Work required – Give again only the lines running from the one with "Give me the" through the one with "3.3, 2.0, 1.3];", inclusive. Omit every picture.

* begin Records supplied *

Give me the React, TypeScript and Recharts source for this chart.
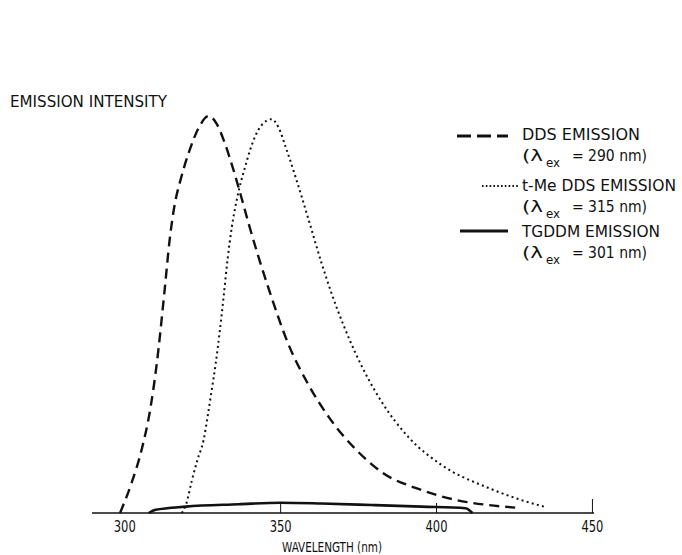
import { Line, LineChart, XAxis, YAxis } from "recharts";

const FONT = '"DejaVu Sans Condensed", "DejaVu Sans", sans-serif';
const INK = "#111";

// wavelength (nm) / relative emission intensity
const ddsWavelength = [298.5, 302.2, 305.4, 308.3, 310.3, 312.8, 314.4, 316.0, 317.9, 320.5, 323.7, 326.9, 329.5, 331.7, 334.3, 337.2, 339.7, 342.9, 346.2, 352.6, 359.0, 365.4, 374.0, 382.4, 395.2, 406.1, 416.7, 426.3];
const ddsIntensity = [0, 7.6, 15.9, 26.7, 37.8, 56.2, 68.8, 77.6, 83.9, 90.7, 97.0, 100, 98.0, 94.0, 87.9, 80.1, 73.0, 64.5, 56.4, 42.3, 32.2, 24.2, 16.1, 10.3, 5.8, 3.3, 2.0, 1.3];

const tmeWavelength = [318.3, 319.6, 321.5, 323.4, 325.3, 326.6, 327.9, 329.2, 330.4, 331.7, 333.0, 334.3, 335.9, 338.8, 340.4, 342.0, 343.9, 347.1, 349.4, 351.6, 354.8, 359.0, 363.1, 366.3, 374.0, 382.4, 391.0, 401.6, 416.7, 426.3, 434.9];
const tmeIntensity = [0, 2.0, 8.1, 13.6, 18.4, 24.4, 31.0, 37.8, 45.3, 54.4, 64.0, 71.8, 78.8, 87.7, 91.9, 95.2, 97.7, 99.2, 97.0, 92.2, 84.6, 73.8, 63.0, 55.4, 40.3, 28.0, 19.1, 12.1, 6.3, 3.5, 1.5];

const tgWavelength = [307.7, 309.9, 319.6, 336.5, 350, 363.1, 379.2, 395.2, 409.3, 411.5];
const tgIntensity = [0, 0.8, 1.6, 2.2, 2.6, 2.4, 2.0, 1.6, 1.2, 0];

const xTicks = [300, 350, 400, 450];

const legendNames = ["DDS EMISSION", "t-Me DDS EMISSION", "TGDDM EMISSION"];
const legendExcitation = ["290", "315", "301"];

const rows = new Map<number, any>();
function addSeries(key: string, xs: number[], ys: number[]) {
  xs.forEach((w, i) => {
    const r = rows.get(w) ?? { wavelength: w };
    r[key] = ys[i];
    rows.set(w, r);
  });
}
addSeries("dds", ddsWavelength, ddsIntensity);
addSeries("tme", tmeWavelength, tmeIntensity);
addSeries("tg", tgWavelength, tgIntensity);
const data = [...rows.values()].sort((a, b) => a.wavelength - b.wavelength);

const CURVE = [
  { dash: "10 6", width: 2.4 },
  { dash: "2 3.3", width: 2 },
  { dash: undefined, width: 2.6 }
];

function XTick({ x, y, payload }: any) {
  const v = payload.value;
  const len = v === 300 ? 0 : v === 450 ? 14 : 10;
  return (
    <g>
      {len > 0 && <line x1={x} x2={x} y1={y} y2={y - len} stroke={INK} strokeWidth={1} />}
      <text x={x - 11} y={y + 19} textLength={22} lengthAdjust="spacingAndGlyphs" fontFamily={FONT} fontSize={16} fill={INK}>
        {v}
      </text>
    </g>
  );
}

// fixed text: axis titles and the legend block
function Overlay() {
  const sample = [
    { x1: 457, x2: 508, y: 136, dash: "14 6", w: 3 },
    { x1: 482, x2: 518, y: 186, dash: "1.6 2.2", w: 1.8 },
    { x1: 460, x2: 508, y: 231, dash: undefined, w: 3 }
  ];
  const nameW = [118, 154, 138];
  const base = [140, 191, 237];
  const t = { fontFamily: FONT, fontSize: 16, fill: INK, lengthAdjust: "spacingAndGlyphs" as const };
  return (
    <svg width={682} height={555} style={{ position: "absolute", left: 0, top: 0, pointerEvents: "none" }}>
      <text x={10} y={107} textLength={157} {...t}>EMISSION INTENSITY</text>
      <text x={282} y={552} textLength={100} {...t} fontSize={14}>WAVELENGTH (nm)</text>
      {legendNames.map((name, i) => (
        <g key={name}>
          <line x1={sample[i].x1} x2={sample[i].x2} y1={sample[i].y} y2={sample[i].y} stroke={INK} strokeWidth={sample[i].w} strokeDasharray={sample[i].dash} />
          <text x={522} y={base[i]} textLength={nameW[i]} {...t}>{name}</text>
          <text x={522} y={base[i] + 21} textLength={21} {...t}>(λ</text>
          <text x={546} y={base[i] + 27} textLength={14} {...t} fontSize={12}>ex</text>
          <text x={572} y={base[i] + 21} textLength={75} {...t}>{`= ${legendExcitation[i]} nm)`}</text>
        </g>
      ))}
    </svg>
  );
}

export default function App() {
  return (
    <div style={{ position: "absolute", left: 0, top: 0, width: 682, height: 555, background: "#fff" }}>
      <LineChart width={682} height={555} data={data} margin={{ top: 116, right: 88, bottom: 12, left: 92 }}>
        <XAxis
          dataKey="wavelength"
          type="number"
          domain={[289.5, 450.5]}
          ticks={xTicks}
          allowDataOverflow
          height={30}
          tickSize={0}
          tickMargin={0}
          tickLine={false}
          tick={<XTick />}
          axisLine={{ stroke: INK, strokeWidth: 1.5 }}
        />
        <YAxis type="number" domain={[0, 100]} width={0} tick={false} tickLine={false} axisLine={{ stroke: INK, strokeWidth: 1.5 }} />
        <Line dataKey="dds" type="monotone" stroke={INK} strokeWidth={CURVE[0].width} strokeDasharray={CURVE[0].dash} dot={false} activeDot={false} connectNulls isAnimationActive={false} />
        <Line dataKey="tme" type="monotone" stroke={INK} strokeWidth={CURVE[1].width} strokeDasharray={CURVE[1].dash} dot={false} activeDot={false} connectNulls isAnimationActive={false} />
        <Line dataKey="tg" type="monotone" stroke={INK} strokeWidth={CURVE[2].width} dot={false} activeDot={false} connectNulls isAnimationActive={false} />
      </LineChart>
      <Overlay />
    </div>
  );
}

* end Records supplied *
* begin Records supplied *

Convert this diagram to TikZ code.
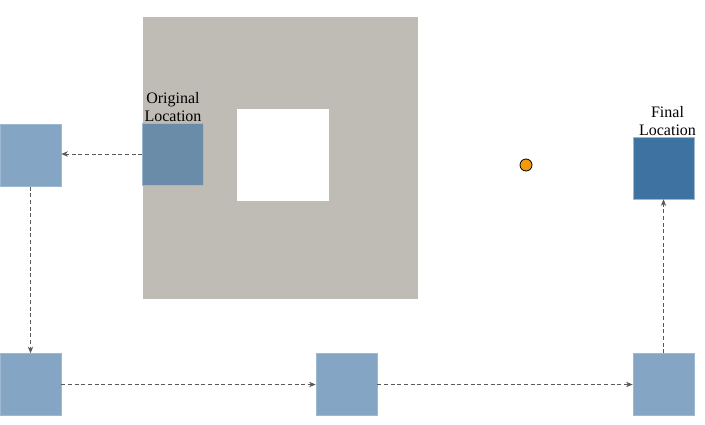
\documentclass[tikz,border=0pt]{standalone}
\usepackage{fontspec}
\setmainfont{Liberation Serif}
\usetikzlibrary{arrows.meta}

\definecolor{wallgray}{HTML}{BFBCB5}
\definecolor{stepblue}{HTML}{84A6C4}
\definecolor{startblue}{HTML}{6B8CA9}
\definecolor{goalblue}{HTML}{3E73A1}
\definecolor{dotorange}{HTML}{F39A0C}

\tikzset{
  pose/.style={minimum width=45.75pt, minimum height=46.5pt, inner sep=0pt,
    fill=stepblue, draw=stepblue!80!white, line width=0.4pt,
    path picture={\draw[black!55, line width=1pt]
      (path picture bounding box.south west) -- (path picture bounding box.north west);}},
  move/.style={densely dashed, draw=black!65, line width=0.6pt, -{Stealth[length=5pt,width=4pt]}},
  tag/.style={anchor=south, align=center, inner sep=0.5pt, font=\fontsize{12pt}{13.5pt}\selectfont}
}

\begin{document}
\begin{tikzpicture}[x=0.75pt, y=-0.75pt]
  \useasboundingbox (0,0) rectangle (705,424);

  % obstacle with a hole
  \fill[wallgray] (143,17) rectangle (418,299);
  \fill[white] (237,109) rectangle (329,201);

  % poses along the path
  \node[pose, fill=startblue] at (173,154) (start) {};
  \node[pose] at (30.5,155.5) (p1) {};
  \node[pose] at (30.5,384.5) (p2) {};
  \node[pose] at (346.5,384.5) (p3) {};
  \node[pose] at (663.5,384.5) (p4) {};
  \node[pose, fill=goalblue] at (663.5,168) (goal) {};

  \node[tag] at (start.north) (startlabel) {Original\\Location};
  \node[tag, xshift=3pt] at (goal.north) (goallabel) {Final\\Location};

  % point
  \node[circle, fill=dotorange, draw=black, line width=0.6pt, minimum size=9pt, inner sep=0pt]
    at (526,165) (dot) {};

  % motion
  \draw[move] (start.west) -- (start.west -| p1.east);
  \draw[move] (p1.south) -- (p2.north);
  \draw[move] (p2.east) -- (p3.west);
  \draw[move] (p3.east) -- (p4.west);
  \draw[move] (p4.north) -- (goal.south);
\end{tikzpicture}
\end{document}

* end Records supplied *

Solution –
Give me the React, TypeScript and Recharts source for this chart.
import { Line, LineChart, XAxis, YAxis } from "recharts";

const FONT = '"DejaVu Sans Condensed", "DejaVu Sans", sans-serif';
const INK = "#111";

// wavelength (nm) / relative emission intensity
const ddsWavelength = [298.5, 302.2, 305.4, 308.3, 310.3, 312.8, 314.4, 316.0, 317.9, 320.5, 323.7, 326.9, 329.5, 331.7, 334.3, 337.2, 339.7, 342.9, 346.2, 352.6, 359.0, 365.4, 374.0, 382.4, 395.2, 406.1, 416.7, 426.3];
const ddsIntensity = [0, 7.6, 15.9, 26.7, 37.8, 56.2, 68.8, 77.6, 83.9, 90.7, 97.0, 100, 98.0, 94.0, 87.9, 80.1, 73.0, 64.5, 56.4, 42.3, 32.2, 24.2, 16.1, 10.3, 5.8, 3.3, 2.0, 1.3];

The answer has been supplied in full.